─── SOURCE DATA

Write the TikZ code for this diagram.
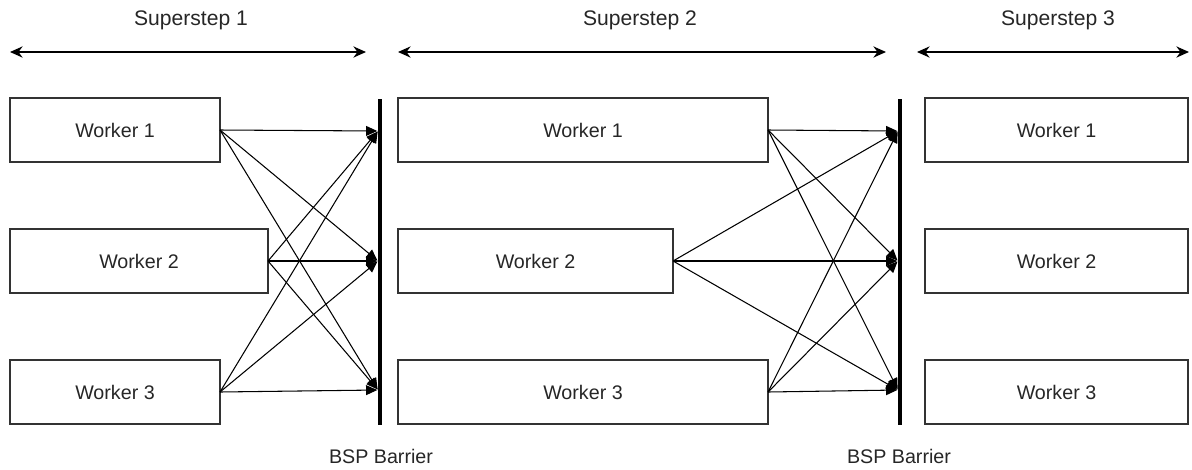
\documentclass[tikz,border=0pt]{standalone}
\usepackage{fontspec}
\setmainfont{Liberation Sans}
\usetikzlibrary{arrows.meta}

\tikzset{
  worker/.style={draw=black!80, line width=1.4pt, rectangle, minimum height=1.6cm,
                 outer sep=0pt, text=black!85, font=\fontsize{14}{16}\selectfont},
  msg/.style={-{Triangle[length=8pt,width=7pt]}, line width=0.75pt, shorten >=0.5pt},
  span/.style={{Stealth[length=9pt,width=8pt,inset=3pt]}-{Stealth[length=9pt,width=8pt,inset=3pt]}, line width=1.1pt},
  lbl/.style={text=black!85, font=\fontsize{14}{16}\selectfont},
  head/.style={text=black!85, font=\fontsize{15}{17}\selectfont}
}

\begin{document}
\begin{tikzpicture}[x=0.025cm, y=-0.025cm]

    % Frame
    \useasboundingbox (0,0) rectangle (1192,469);

    % Superstep spans
    \coordinate (s1l) at (10,52);   \coordinate (s1r) at (366,52);
    \coordinate (s2l) at (398,52);  \coordinate (s2r) at (886,52);
    \coordinate (s3l) at (917,52);  \coordinate (s3r) at (1189,52);

    \draw[span] (s1l) -- (s1r);
    \draw[span] (s2l) -- (s2r);
    \draw[span] (s3l) -- (s3r);

    \node[head] (t1) at (191,20) {Superstep 1};
    \node[head] (t2) at (640,20) {Superstep 2};
    \node[head] (t3) at (1058,20) {Superstep 3};

    % Workers, superstep 1
    \node[worker, minimum width=5.25cm]  (a1) at (115,130) {Worker 1};
    \node[worker, minimum width=6.45cm]  (a2) at (139,261) {Worker 2};
    \node[worker, minimum width=5.25cm]  (a3) at (115,392) {Worker 3};

    % Workers, superstep 2
    \node[worker, minimum width=9.25cm]  (c1) at (583,130) {Worker 1};
    \node[worker, minimum width=6.875cm] (c2) at (535.5,261) {Worker 2};
    \node[worker, minimum width=9.25cm]  (c3) at (583,392) {Worker 3};

    % Workers, superstep 3
    \node[worker, minimum width=6.575cm] (e1) at (1056.5,130) {Worker 1};
    \node[worker, minimum width=6.575cm] (e2) at (1056.5,261) {Worker 2};
    \node[worker, minimum width=6.575cm] (e3) at (1056.5,392) {Worker 3};

    % Barriers
    \coordinate (bt1) at (380,99);  \coordinate (bb1) at (380,425);
    \coordinate (bt2) at (900,99);  \coordinate (bb2) at (900,425);
    \draw[line width=2.8pt] (bt1) -- (bb1);
    \draw[line width=2.8pt] (bt2) -- (bb2);

    \node[lbl] (n1) at (381,456) {BSP Barrier};
    \node[lbl] (n2) at (899,456) {BSP Barrier};

    % Arrival points on the barriers
    \coordinate (b1) at (378,131);
    \coordinate (b2) at (378,261);
    \coordinate (b3) at (378,390);
    \coordinate (d1) at (898,131);
    \coordinate (d2) at (898,261);
    \coordinate (d3) at (898,390);

    % Messages
    \foreach \i in {1,2,3}{
      \foreach \j in {1,2,3}{
        \draw[msg] (a\i.east) -- (b\j);
        \draw[msg] (c\i.east) -- (d\j);
      }
    }

\end{tikzpicture}
\end{document}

──────

## WORK TO BE COMPLETED:
Omit the pictures and give the material again, exactly and in full.

## SOLUTION FOR THIS PROBLEM:
Write the TikZ code for this diagram.
\documentclass[tikz,border=0pt]{standalone}
\usepackage{fontspec}
\setmainfont{Liberation Sans}
\usetikzlibrary{arrows.meta}

\tikzset{
  worker/.style={draw=black!80, line width=1.4pt, rectangle, minimum height=1.6cm,
                 outer sep=0pt, text=black!85, font=\fontsize{14}{16}\selectfont},
  msg/.style={-{Triangle[length=8pt,width=7pt]}, line width=0.75pt, shorten >=0.5pt},
  span/.style={{Stealth[length=9pt,width=8pt,inset=3pt]}-{Stealth[length=9pt,width=8pt,inset=3pt]}, line width=1.1pt},
  lbl/.style={text=black!85, font=\fontsize{14}{16}\selectfont},
  head/.style={text=black!85, font=\fontsize{15}{17}\selectfont}
}

\begin{document}
\begin{tikzpicture}[x=0.025cm, y=-0.025cm]

    % Frame
    \useasboundingbox (0,0) rectangle (1192,469);

    % Superstep spans
    \coordinate (s1l) at (10,52);   \coordinate (s1r) at (366,52);
    \coordinate (s2l) at (398,52);  \coordinate (s2r) at (886,52);
    \coordinate (s3l) at (917,52);  \coordinate (s3r) at (1189,52);

    \draw[span] (s1l) -- (s1r);
    \draw[span] (s2l) -- (s2r);
    \draw[span] (s3l) -- (s3r);

    \node[head] (t1) at (191,20) {Superstep 1};
    \node[head] (t2) at (640,20) {Superstep 2};
    \node[head] (t3) at (1058,20) {Superstep 3};

    % Workers, superstep 1
    \node[worker, minimum width=5.25cm]  (a1) at (115,130) {Worker 1};
    \node[worker, minimum width=6.45cm]  (a2) at (139,261) {Worker 2};
    \node[worker, minimum width=5.25cm]  (a3) at (115,392) {Worker 3};

    % Workers, superstep 2
    \node[worker, minimum width=9.25cm]  (c1) at (583,130) {Worker 1};
    \node[worker, minimum width=6.875cm] (c2) at (535.5,261) {Worker 2};
    \node[worker, minimum width=9.25cm]  (c3) at (583,392) {Worker 3};

    % Workers, superstep 3
    \node[worker, minimum width=6.575cm] (e1) at (1056.5,130) {Worker 1};
    \node[worker, minimum width=6.575cm] (e2) at (1056.5,261) {Worker 2};
    \node[worker, minimum width=6.575cm] (e3) at (1056.5,392) {Worker 3};

    % Barriers
    \coordinate (bt1) at (380,99);  \coordinate (bb1) at (380,425);
    \coordinate (bt2) at (900,99);  \coordinate (bb2) at (900,425);
    \draw[line width=2.8pt] (bt1) -- (bb1);
    \draw[line width=2.8pt] (bt2) -- (bb2);

    \node[lbl] (n1) at (381,456) {BSP Barrier};
    \node[lbl] (n2) at (899,456) {BSP Barrier};

    % Arrival points on the barriers
    \coordinate (b1) at (378,131);
    \coordinate (b2) at (378,261);
    \coordinate (b3) at (378,390);
    \coordinate (d1) at (898,131);
    \coordinate (d2) at (898,261);
    \coordinate (d3) at (898,390);

    % Messages
    \foreach \i in {1,2,3}{
      \foreach \j in {1,2,3}{
        \draw[msg] (a\i.east) -- (b\j);
        \draw[msg] (c\i.east) -- (d\j);
      }
    }

\end{tikzpicture}
\end{document}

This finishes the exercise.